Now, the longtime inhabitants of 1030 Post — many of them ailing or elderly — fear they'll be forced out by ballooning rents.

"I keep on having nightmares, just thinking that we're not going to have a home no more," says Barbara Pohley, 64, who has resided in the building for 18 years. As she speaks, she nervously clutches at her gray-handled metal cane.

Her husband, Jim Pohley, 61, echoes the thought. "I just want to stay there. I don't want to go nowhere," he adds. The couple says they're now looking at a rent increase of more than $400 per month, money they don't have.

All of this looks to be quite lucrative for the company: In the coming years KDF expects to pocket $1.3 million in profits from its ownership of the building, according to documents on file with the state. To truly understand what's going on here, you need a brief primer on the business of providing affordable housing. For the past decade, KDF has used generous government subsidies to erect, purchase, and renovate some 30 housing developments, a constellation of properties scattered across the state from Santa Ana to Oakland. All of these properties are intended to house low- to moderate-income people, and the firm hypes itself as creating "better housing, better neighborhoods, and better lives."

But KDF is decidedly not a charitable enterprise. It is a commercial operation that transforms tax dollars into bankable profits.

This is a popular business model. For decades, cash-motivated real estate developers have scooped up federal and state money aimed at sheltering society's less affluent members. And these builders have used that money to create or renovate well over a million housing units during the past two decades.

They've also generated vast profits. Exhibit A would have to be AIMCO, a Denver, Colorado-based firm that claims to own more apartments than anyone else in America. Helmed by a former Colorado state senator — an arch conservative — AIMCO's portfolio includes some 42,000 government-subsidized apartment units, among them several hundred apartments in the Bayview-Hunters Point area. It's an enormously profitable business, and AIMCO, whose stock is traded on the New York Stock Exchange, last year posted net revenues of $71 million.

Another outfit, New York's Related Companies, was the subject of a front-page profile in the Wall Street Journal this past summer. According to the Journal, the corporation's "massive low-income housing operation throws off a river of cash for Related that runs fairly steadily through real estate boom and bust." The money stream allows the business to bankroll luxury developments like New York's $1.7 billion Time Warner Center.

KDF operates in a similar fashion, though on a much smaller scale.

When the company purchased 1030 Post in September 2005, it paid a San Francisco investment group $6.75 million for the building, according to property records. The acquisition, state records show, was financed almost entirely by the public sector.

One funding source was a body called the California Statewide Communities Development Authority. Essentially, the authority loans money to projects that benefit the public good, like affordable housing. The authority loaned KDF $7,435,000, to be repaid over the next 35 years.

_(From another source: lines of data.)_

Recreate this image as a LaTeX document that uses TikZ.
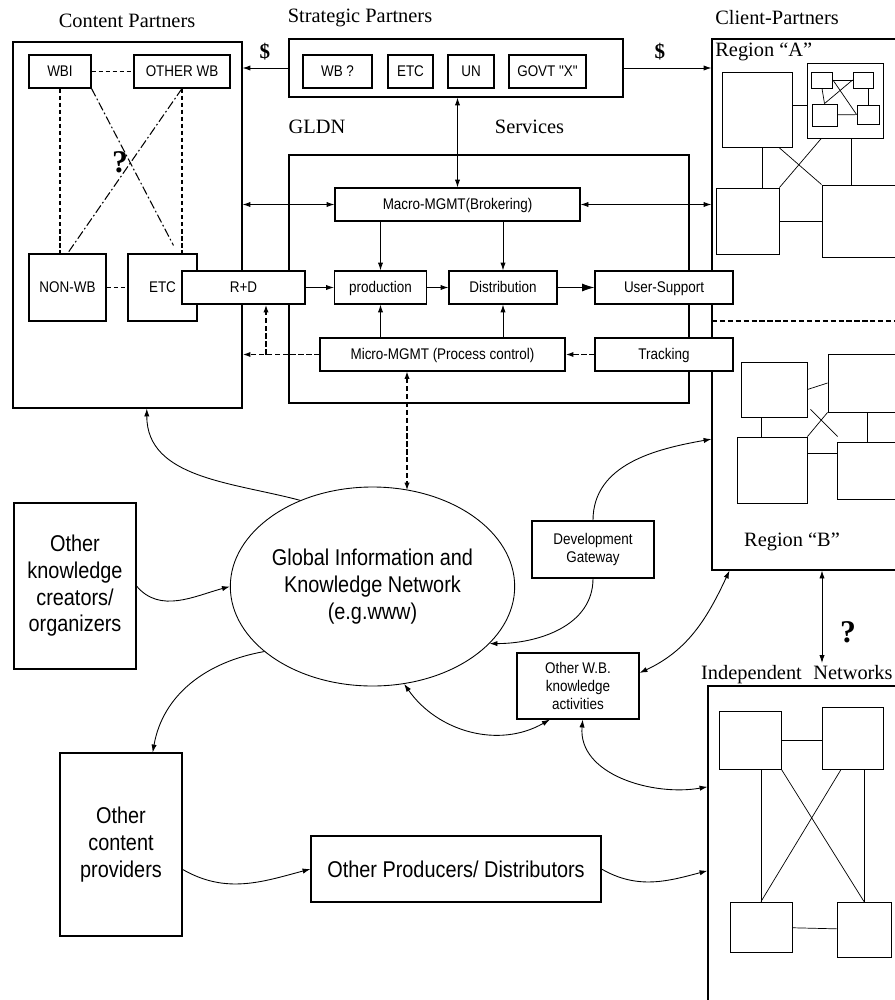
\documentclass[tikz,border=0pt]{standalone}
\usepackage{fontspec}
\setmainfont{Liberation Serif}
\newfontfamily\arialn[FakeStretch=0.87]{Liberation Sans}
\usetikzlibrary{arrows.meta,shapes.geometric,calc}

\begin{document}
\begin{tikzpicture}[x=0.2mm,y=-0.2mm,
  box/.style={draw,line width=0.6pt,fill=white,inner sep=0pt,align=center,font=\arialn\fontsize{8.8}{10.2}\selectfont},
  sl/.style={text height=6.4pt,text depth=1pt},
  sz/.style 2 args={minimum width=#1*0.2mm,minimum height=#2*0.2mm},
  big/.style={font=\arialn\fontsize{13}{15.2}\selectfont},
  cell/.style={draw,line width=0.5pt,inner sep=0pt},
  lbl/.style={inner sep=0pt,font=\fontsize{11.6}{13}\selectfont},
  bigq/.style={inner sep=0pt,font=\bfseries\fontsize{18}{18}\selectfont},
  money/.style={inner sep=0pt,font=\bfseries\fontsize{12}{12}\selectfont},
  arr/.style={line width=0.5pt,-{Latex[length=4.5pt,width=3pt]}},
  darr/.style={line width=0.5pt,{Latex[length=4.5pt,width=3pt]}-{Latex[length=4.5pt,width=3pt]}},
  dsh/.style={line width=0.9pt,dash pattern=on 3pt off 1.5pt},
  cdsh/.style={line width=0.6pt,dash pattern=on 2.5pt off 1.5pt},
  dd/.style={line width=0.6pt,dash pattern=on 5pt off 1.5pt on 1pt off 1.5pt}]
\useasboundingbox (0,0) rectangle (895,1000);
\clip (0,0) rectangle (895,1000);

\node[lbl] (cplbl) at (127,21) {Content Partners};
\node[lbl] (splbl) at (360,18) {Strategic Partners};
\node[lbl] (clbl) at (777,18) {Client-Partners};
\node[lbl] (gldnlbl) at (317,127) {GLDN};
\node[lbl] (svclbl) at (529.5,127) {Services};

\node[box,sz={229}{366}] (content) at (127.5,225) {};
\node[box,sl,sz={62}{33}] (wbi) at (60,71.5) {WBI};
\node[box,sl,sz={96}{33}] (otherwb) at (182,71.5) {OTHER WB};
\node[box,sl,sz={77}{67}] (nonwb) at (67.5,287.5) {NON-WB};
\node[box,sl,sz={69}{67}] (etc) at (162.5,287.5) {ETC};
\draw[cdsh] (wbi) -- (otherwb);
\draw[cdsh] (nonwb) -- (etc);
\draw[cdsh] (wbi.south) -- (wbi.south |- nonwb.north);
\draw[cdsh] (otherwb.south) -- (otherwb.south |- etc.north);
\draw[dd] (wbi.south east) -- ([shift={(11,-8)}]etc.north);
\draw[dd] (otherwb.south) -- (nonwb.north);
\node[bigq] (q1) at (120,162) {?};

\node[box,sz={334}{58}] (strat) at (456,68) {};
\node[box,sl,sz={69}{33}] (wbq) at (337.5,71.5) {WB ?};
\node[box,sl,sz={45}{33}] (etcs) at (410.5,71.5) {ETC};
\node[box,sl,sz={46}{33}] (un) at (471,71.5) {UN};
\node[box,sl,sz={77}{33}] (govt) at (547.5,71.5) {GOVT "X"};
\node[money] (d1) at (265,52) {\$};
\node[money] (d2) at (660,52) {\$};

\node[box,sz={250}{531},fill=none] (client) at (837,304.5) {};
\node[lbl,anchor=west] (rega) at (715,52) {Region “A”};
\node[lbl] (regb) at (792,542) {Region “B”};
\draw[dsh] (712,321) -- (895,321);
\draw[arr] (strat.west) -- (strat.west -| content.east);
\draw[arr] (strat.east) -- (strat.east -| client.west);

\node[box,sz={400}{248},fill=none] (gldn) at (489,279) {};
\node[box,sl,sz={245}{33}] (macro) at (457.5,204.5) {Macro-MGMT(Brokering)};
\node[box,sl,sz={123}{33}] (rd) at (243.5,287.5) {R+D};
\node[box,sl,sz={92}{33}] (prod) at (380.5,287.5) {production};
\node[box,sl,sz={108}{33}] (dist) at (503,287.5) {Distribution};
\node[box,sl,sz={138}{33}] (usup) at (664,287.5) {User-Support};
\node[box,sl,sz={245}{33}] (micro) at (442.5,354.5) {Micro-MGMT (Process control)};
\node[box,sl,sz={138}{33}] (track) at (664,354.5) {Tracking};

\draw[darr] (macro.north |- strat.south) -- (macro.north);
\draw[darr] (macro.west) -- (macro.west -| content.east);
\draw[darr] (macro.east) -- (macro.east -| client.west);
\draw[arr] (macro.south -| prod.north) -- (prod.north);
\draw[arr] (macro.south -| dist.north) -- (dist.north);
\draw[arr] (micro.north -| prod.south) -- (prod.south);
\draw[arr] (micro.north -| dist.south) -- (dist.south);
\draw[arr] (rd.east) -- (prod.west);
\draw[arr] (prod.east) -- (dist.west);
\draw[line width=0.5pt,-{Latex[length=7pt,width=4.5pt]}] (dist.east) -- (usup.west);
\draw[arr,dsh] (track.west) -- (micro.east);
\draw[arr,dsh] (micro.west) -- (micro.west -| content.east);
\coordinate (brk) at (266,354.5);
\draw[arr,dsh] (brk) -- (brk |- rd.south);

\node[cell,sz={70}{75}] (a1) at (757,109.5) {};
\node[cell,sz={76}{75}] (anet) at (845,100.5) {};
\node[cell,sz={21}{16}] (n1) at (822,80) {};
\node[cell,sz={20}{16}] (n2) at (863,80) {};
\node[cell,sz={25}{22}] (n3) at (824.5,115) {};
\node[cell,sz={22}{19}] (n4) at (868,114.5) {};
\draw (n1) -- (n2);
\draw (n1.south) -- (n3.north);
\draw (n4.north |- n2.south) -- (n4.north);
\draw (n3) -- (n4);
\draw (n1.east) -- (n4.west);
\draw (n2.west) -- (n3.north);
\node[cell,sz={63}{66}] (a2) at (747.5,221) {};
\node[cell,sz={138}{72}] (a3) at (891,221) {};
\draw (a1.7) -- (a1.7 -| anet.west);
\draw (a1.-82) -- (a1.-82 |- a2.north);
\draw (a1.300) -- (a3.north west);
\draw (anet.238) -- (a2.north east);
\draw (anet.280) -- (anet.280 |- a3.north);
\draw (a2) -- (a3);

\node[cell,sz={66}{55}] (b1) at (774,389.5) {};
\node[cell,sz={132}{58}] (b2) at (894,383) {};
\node[cell,sz={70}{66}] (b3) at (772,470) {};
\node[cell,sz={124}{57}] (b4) at (899,470.5) {};
\draw (b1.east) -- (b2.west);
\draw (b1.246) -- (b1.246 |- b3.north);
\draw (b2.228) -- (b2.228 |- b4.north);
\draw (b3.25) -- (b3.25 -| b4.west);
\draw (b2.south west) -- (b3.north east);
\draw ([shift={(3,-8)}]b1.south east) -- ([shift={(1,-5)}]b4.north west);

\node[lbl,anchor=base] (indlbl) at (751.5,679) {Independent};
\node[lbl,anchor=base west] (netlbl) at (813,679) {Networks};
\node[box,sz={252}{414},fill=none] (indep) at (834,893) {};
\node[cell,sz={62}{58}] (i1) at (750,740) {};
\node[cell,sz={61}{62}] (i2) at (852.5,738) {};
\node[cell,sz={62}{50}] (i3) at (761,927) {};
\node[cell,sz={54}{55}] (i4) at (864,929.5) {};
\draw (i1.east) -- (i1.east -| i2.west);
\draw (i3.north |- i1.south) -- (i3.north);
\draw (i4.north |- i2.south) -- (i4.north);
\draw (i1.south east) -- (i4.north);
\draw (i2.250) -- (i3.north);
\draw (i3) -- (i4);
\coordinate (qnet) at (822,663);
\draw[darr] (qnet |- client.south) -- (qnet);
\node[bigq] (q2) at (848,632) {?};

\node[box,big,sz={122}{166}] (creators) at (75,586) {Other\\knowledge\\creators/\\organizers};
\node[draw,ellipse,line width=0.5pt,inner sep=0pt,align=center,big,minimum width=229*0.2mm,minimum height=199*0.2mm] (gikn) at (372.5,586.5) {Global Information and\\Knowledge Network\\(e.g.www)};
\node[box,sz={122}{57}] (devgw) at (593,549.5) {Development\\Gateway};
\node[box,sz={122}{66}] (owb) at (578,686) {Other W.B.\\knowledge\\activities};
\node[box,big,sz={122}{183}] (providers) at (121,844.5) {Other\\content\\providers};
\node[box,big,sz={290}{66}] (producers) at (456,869) {Other Producers/ Distributors};

\coordinate (mg) at (407,371);
\draw[darr,dsh] (mg) -- ($(mg |- gikn.north)+(0,4)$);
\draw[arr] (gikn.130) to[out=165,in=-90] (content.-84);
\draw[arr] (creators.east) to[out=-50,in=195] (gikn.west);
\draw[arr] (devgw.north) to[out=90,in=190] (client.227);
\draw[arr] (devgw.south) to[out=-90,in=0] (gikn.-26);
\draw[darr] (owb.12) to[out=25,in=-115] (client.248);
\draw[darr] (gikn.-72) to[out=-55,in=210] (owb.230);
\draw[darr] (owb.-82) to[out=-95,in=190] (indep.140);
\draw[arr] (gikn.211) to[out=190,in=80] (providers.71);
\draw[arr] (providers.-22) to[out=-30,in=195] (producers.west);
\draw[arr] (producers.east) to[out=-30,in=195] (indep.170);
\end{tikzpicture}
\end{document}
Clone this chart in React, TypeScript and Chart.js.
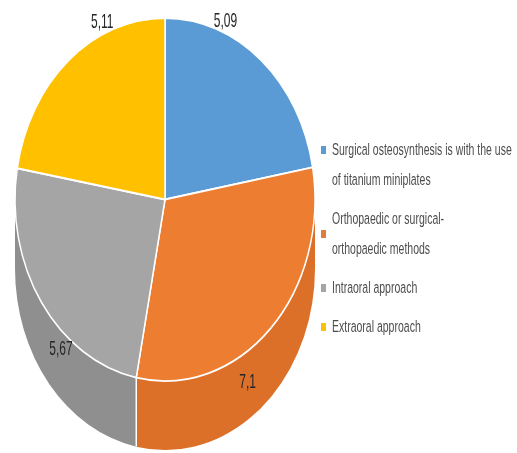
import React, { useEffect, useRef } from "react";
import { Chart, registerables } from "chart.js";

Chart.register(...registerables);

// ---- data ----
const categories = [
  "Surgical osteosynthesis is with the use of titanium miniplates",
  "Orthopaedic or surgical-orthopaedic methods",
  "Intraoral approach",
  "Extraoral approach",
];
const legendLines = [
  ["Surgical osteosynthesis is with the use", "of titanium miniplates"],
  ["Orthopaedic or surgical-", "orthopaedic methods"],
  ["Intraoral approach"],
  ["Extraoral approach"],
];
const values = [5.09, 7.1, 5.67, 5.11];
const valueLabels = ["5,09", "7,1", "5,67", "5,11"];

// ---- styles ----
const topColors = ["#5b9bd5", "#ed7d31", "#a5a5a5", "#ffc000"];
const sideColors = ["#4a85bd", "#dc7029", "#8f8f8f", "#e0a800"];
const legendSwatch = ["#5b9bd5", "#e07b3a", "#a5a5a5", "#ffc000"];

// label placement relative to each slice (fraction of slice angle, radius factor, drop into side)
const labelAngleFrac = [0.28, 0.6, 0.37, 0.71];
const labelRadius = [1.06, 1.0, 1.0, 1.06];
const labelDrop = [0, 0.45, 0.27, 0];

const TILT = 1.21; // vertical stretch of the top face
const DEPTH = 69; // thickness of the pie side
const FONT = "'Liberation Sans', Arial, sans-serif";

const legendLayout = { x: 321, textX: 332, firstY: 150, lineH: 30, gap: 39 };

function stretchedText(ctx: CanvasRenderingContext2D, text: string, x: number, y: number, size: number, stretch: number, color: string, align: CanvasTextAlign) {
  ctx.save();
  ctx.translate(x, y);
  ctx.scale(1, stretch);
  ctx.font = `${size}px ${FONT}`;
  ctx.fillStyle = color;
  ctx.textAlign = align;
  ctx.textBaseline = "middle";
  ctx.fillText(text, 0, 0);
  ctx.restore();
}

const pie3d = {
  id: "pie3d",
  beforeDatasetsDraw(chart: any) {
    const ctx: CanvasRenderingContext2D = chart.ctx;
    const arcs = chart.getDatasetMeta(0).data;
    if (!arcs.length) return;
    const cx = arcs[0].x, cy = arcs[0].y, R = arcs[0].outerRadius;
    const rx = R, ry = R * TILT;
    arcs.forEach((arc: any, i: number) => {
      const a0 = Math.max(arc.startAngle, 0);
      const a1 = Math.min(arc.endAngle, Math.PI);
      if (a1 <= a0) return;
      ctx.save();
      ctx.beginPath();
      ctx.ellipse(cx, cy, rx, ry, 0, a0, a1, false);
      ctx.lineTo(cx + rx * Math.cos(a1), cy + ry * Math.sin(a1) + DEPTH);
      ctx.ellipse(cx, cy + DEPTH, rx, ry, 0, a1, a0, true);
      ctx.closePath();
      ctx.fillStyle = sideColors[i];
      ctx.fill();
      ctx.restore();
    });
    arcs.forEach((arc: any) => {
      const a = arc.startAngle;
      if (a > 0 && a < Math.PI) {
        const x = cx + rx * Math.cos(a);
        const y = cy + ry * Math.sin(a);
        ctx.save();
        ctx.strokeStyle = "#ffffff";
        ctx.lineWidth = 1.5;
        ctx.beginPath();
        ctx.moveTo(x, y);
        ctx.lineTo(x, y + DEPTH);
        ctx.stroke();
        ctx.restore();
      }
    });
    ctx.save();
    ctx.translate(0, cy);
    ctx.scale(1, TILT);
    ctx.translate(0, -cy);
  },
  afterDatasetsDraw(chart: any) {
    const ctx: CanvasRenderingContext2D = chart.ctx;
    ctx.restore();
    const arcs = chart.getDatasetMeta(0).data;
    if (!arcs.length) return;
    const cx = arcs[0].x, cy = arcs[0].y, R = arcs[0].outerRadius;
    const rx = R, ry = R * TILT;
    arcs.forEach((arc: any, i: number) => {
      const t = arc.startAngle + labelAngleFrac[i] * (arc.endAngle - arc.startAngle);
      const x = cx + rx * labelRadius[i] * Math.cos(t);
      const y = cy + ry * labelRadius[i] * Math.sin(t) + DEPTH * labelDrop[i];
      stretchedText(ctx, valueLabels[i], x, y, 12, 1.75, "#262626", "center");
    });
  },
  afterDraw(chart: any) {
    const ctx: CanvasRenderingContext2D = chart.ctx;
    let y = legendLayout.firstY;
    legendLines.forEach((lines, i) => {
      const n = lines.length;
      const boxY = i === 0 ? y : y + ((n - 1) * legendLayout.lineH) / 2;
      ctx.fillStyle = legendSwatch[i];
      ctx.fillRect(legendLayout.x, boxY - 4, 5, 8);
      lines.forEach((line, j) => {
        stretchedText(ctx, line, legendLayout.textX, y + j * legendLayout.lineH, 10.5, 1.6, "#4d4d4d", "left");
      });
      y += (n - 1) * legendLayout.lineH + legendLayout.gap;
    });
  },
};

export default function App() {
  const ref = useRef<HTMLCanvasElement>(null);
  useEffect(() => {
    if (!ref.current) return;
    const chart = new Chart(ref.current, {
      type: "pie",
      data: {
        labels: categories,
        datasets: [
          {
            data: values,
            backgroundColor: topColors,
            borderColor: "#ffffff",
            borderWidth: 1.5,
            clip: false,
          } as any,
        ],
      },
      options: {
        animation: false,
        responsive: false,
        devicePixelRatio: 1,
        layout: { padding: { left: 14.25, right: 201.25, top: 39.5, bottom: 93.5 } },
        plugins: { legend: { display: false }, tooltip: { enabled: false } },
      },
      plugins: [pie3d],
    });
    return () => chart.destroy();
  }, []);
  return (
    <div style={{ position: "absolute", left: 0, top: 0, width: 517, height: 453, background: "#fff" }}>
      <canvas ref={ref} width={517} height={453} />
    </div>
  );
}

Another funding source was an outfit called California Tax Credit Allocation Committee, which is an arm of state Treasurer Phil Angelides' office. Put simply, the committee directs hefty federal tax breaks — tax credits in real estate jargon — to developers who construct or refurbish affordable housing.

In KDF's case, the firm got about $3.7 million in tax credits to spend on 1030 Post St.; the company turned around and traded in the credits with a bank in exchange for roughly the same amount in cash.

Altogether, KDF received more than $11.1 million to acquire the property and renovate it.

Since then KDF has, in fact, hired a squad of contractors to make extensive improvements to the 93-year-old structure, but the firm's notion of affordable is curious. When KDF bought the property it was governed by the city's rental control law, which kept the rents from surging precipitously. After signing the deed, KDF concluded the city's law didn't apply.

That meant rents could shoot skyward.

The Pohleys, for example, say they were told the cost of the cramped one-bedroom apartment they share with their adult son would go from $712 a month to $1,150.